Ludwik już w dzieciństwie doszedł do wniosku, że zasadniczą przyczyną nieporozumień międzyludzkich jest bariera językowa. W wieku dziesięciu lat napisał zatem dramat „Wieża Babel, czyli tragedia białostocka w pięciu aktach”. Niestety, dzieło nie zostało nigdy opublikowane i zaginęło po śmierci autora. Aby nie przepadła pamięć, miasto przygotowało cykl spacerów śladami Zamenhofa i esperantystów. Pierwszy z nich – zaplanowany na 22 kwietnia – nosi tytuł „Wieża Babel”.
Na drugi – „Esperantyści w Białymstoku” – przewodnicy zapraszają w lipcu. Będzie opowieścią o 94. Kongresie Esperanto, który odbył się tu w 2009 roku (przypadała akurat 150. rocznica urodzin autora „tragedii białostockiej”). Trzeci spacer – „Droga do szkoły” – przewidziano w grudniu, przy okazji rocznicy urodzin Doktoro Esperanto, jak zwykł podpisywać się Zamenhof. W planach stroje z epoki, quizy i upominki. Jeśli pozostanie trochę sił w nogach, następne kroki wypada skierować do Centrum Ludwika Zamenhofa – w kwietniu rusza tam wystawa „Esperanto w filatelistyce”, prezentująca znaczki i karty pocztowe ze zbiorów Franciszka Skrypki i Mieczysława Marczaka. Potrwa do maja.

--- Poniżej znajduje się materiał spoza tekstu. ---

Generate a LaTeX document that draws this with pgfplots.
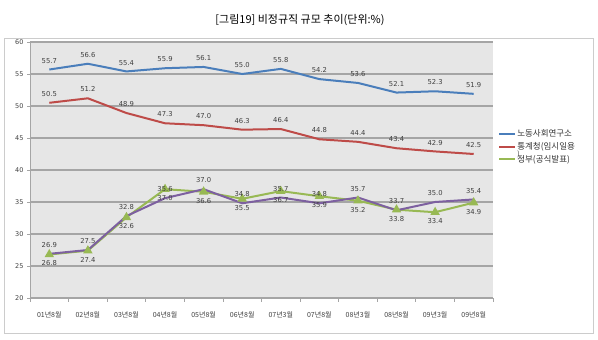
\documentclass[border=0pt]{standalone}
\usepackage{pgfplots}
\pgfplotsset{compat=1.18}
\usepackage{fontspec}
\setmainfont{DejaVu Sans}
\newfontfamily\kr{Noto Sans CJK KR}
\definecolor{cblue}{HTML}{4A7EBB}
\definecolor{cred}{HTML}{BE4B48}
\definecolor{cgreen}{HTML}{98B954}
\definecolor{cpurple}{HTML}{7D60A0}
\definecolor{gridc}{HTML}{A5A5A5}
\definecolor{bgc}{HTML}{E6E6E6}
\definecolor{lbl}{HTML}{404040}
\begin{document}
\begin{tikzpicture}[x=1pt,y=1pt]
\path[use as bounding box] (0,0) rectangle (598,340);
\draw[black!20, line width=0.8pt] (4,7) rectangle (593,302);
\node[font=\kr\fontsize{11}{12}\selectfont] at (300,320) {[그림19] 비정규직 규모 추이(단위:\%)};
\begin{axis}[
  at={(30pt,42pt)}, anchor=south west,
  width=463pt, height=256pt, scale only axis,
  xmin=0, xmax=12, ymin=20, ymax=60,
  axis background/.style={fill=bgc},
  axis x line*=bottom, axis y line*=left,
  axis line style={gridc, line width=0.8pt},
  xtick={0.5,1.5,...,11.5},
  xticklabels={01년8월,02년8월,03년8월,04년8월,05년8월,06년8월,07년3월,07년8월,08년3월,08년8월,09년3월,09년8월},
  minor xtick={0,1,...,12},
  major x tick style={draw=none},
  minor tick length=4pt,
  tick align=outside,
  ytick={20,25,...,60},
  major tick length=3pt,
  tick style={gridc, line width=0.8pt},
  ymajorgrids,
  major grid style={gridc, line width=1.2pt},
  x tick label style={font=\kr\fontsize{7}{8}\selectfont, text=lbl, yshift=-7pt},
  y tick label style={font=\fontsize{6.5}{7}\selectfont, text=lbl},
  /pgf/number format/assume math mode=true,
  nodes near coords={\pgfmathprintnumber[fixed,fixed zerofill,precision=1]{\pgfplotspointmeta}},
  nodes near coords style={font=\fontsize{6.8}{7}\selectfont, text=lbl},
  legend style={at={(1.011,0.591)}, anchor=west, draw=none, fill=none,
     font=\kr\fontsize{8.5}{9}\selectfont, row sep=2pt, text=black!80,
     inner sep=0pt, nodes={inner sep=1pt}},
  legend cell align=left,
  legend image code/.code={\draw[#1] (0pt,0pt) -- (16pt,0pt);},
  clip=false,
]
\addplot[cblue, line width=2pt, no markers, nodes near coords style={anchor=south, yshift=2pt}]
  coordinates {(0.5,55.7)(1.5,56.6)(2.5,55.4)(3.5,55.9)(4.5,56.1)(5.5,55.0)(6.5,55.8)(7.5,54.2)(8.5,53.6)(9.5,52.1)(10.5,52.3)(11.5,51.9)};
\addlegendentry{노동사회연구소}
\addplot[cred, line width=2pt, no markers, nodes near coords style={anchor=south, yshift=2pt}]
  coordinates {(0.5,50.5)(1.5,51.2)(2.5,48.9)(3.5,47.3)(4.5,47.0)(5.5,46.3)(6.5,46.4)(7.5,44.8)(8.5,44.4)(9.5,43.4)(10.5,42.9)(11.5,42.5)};
\addlegendentry{\smash{\rlap{\raisebox{-7pt}{\fontsize{7}{7}\selectfont)}}}통계청(임시일용}
\addplot[cgreen, line width=2pt, mark=triangle*, mark size=3.5pt, mark options={solid}, nodes near coords style={anchor=north, yshift=-2pt}]
  coordinates {(0.5,26.8)(1.5,27.4)(2.5,32.6)(3.5,37.0)(4.5,36.6)(5.5,35.5)(6.5,36.7)(7.5,35.9)(8.5,35.2)(9.5,33.8)(10.5,33.4)(11.5,34.9)};
\addlegendentry{정부(공식발표)}
\addplot[cpurple, line width=2pt, no markers, forget plot, nodes near coords style={anchor=south, yshift=2pt}]
  coordinates {(0.5,26.9)(1.5,27.5)(2.5,32.8)(3.5,35.6)(4.5,37.0)(5.5,34.8)(6.5,35.7)(7.5,34.8)(8.5,35.7)(9.5,33.7)(10.5,35.0)(11.5,35.4)};
\end{axis}
\end{tikzpicture}
\end{document}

Wtedy zaś (12 maja) rozpocznie się 36. Polski Kongres Esperancki („La programo estas kompletigata” – piszą organizatorzy). Wiadomo, że przy tej okazji do rąk czytelników trafi wybór poezji i prozy Wiesława Kazaneckiego w esperanckiej wersji językowej.
– Wiesław Kazanecki to białostocki twórca, a przy tym patron nagrody przyznawanej przez prezydenta miasta od 1992 roku. Mamy nadzieję, że jego wiersze w esperanto będą cieszyły się popularnością, podobnie jak sfinansowane wcześniej przez miasto tłumaczenie „Lalki” Bolesława Prusa – liczy Rafał Rudnicki, zastępca prezydenta Białegostoku.
Wśród zapowiedzi wydawniczych znalazł się też reprint międzywojennego przewodnika po Białymstoku autorstwa esperantysty Jakuba Szapiry.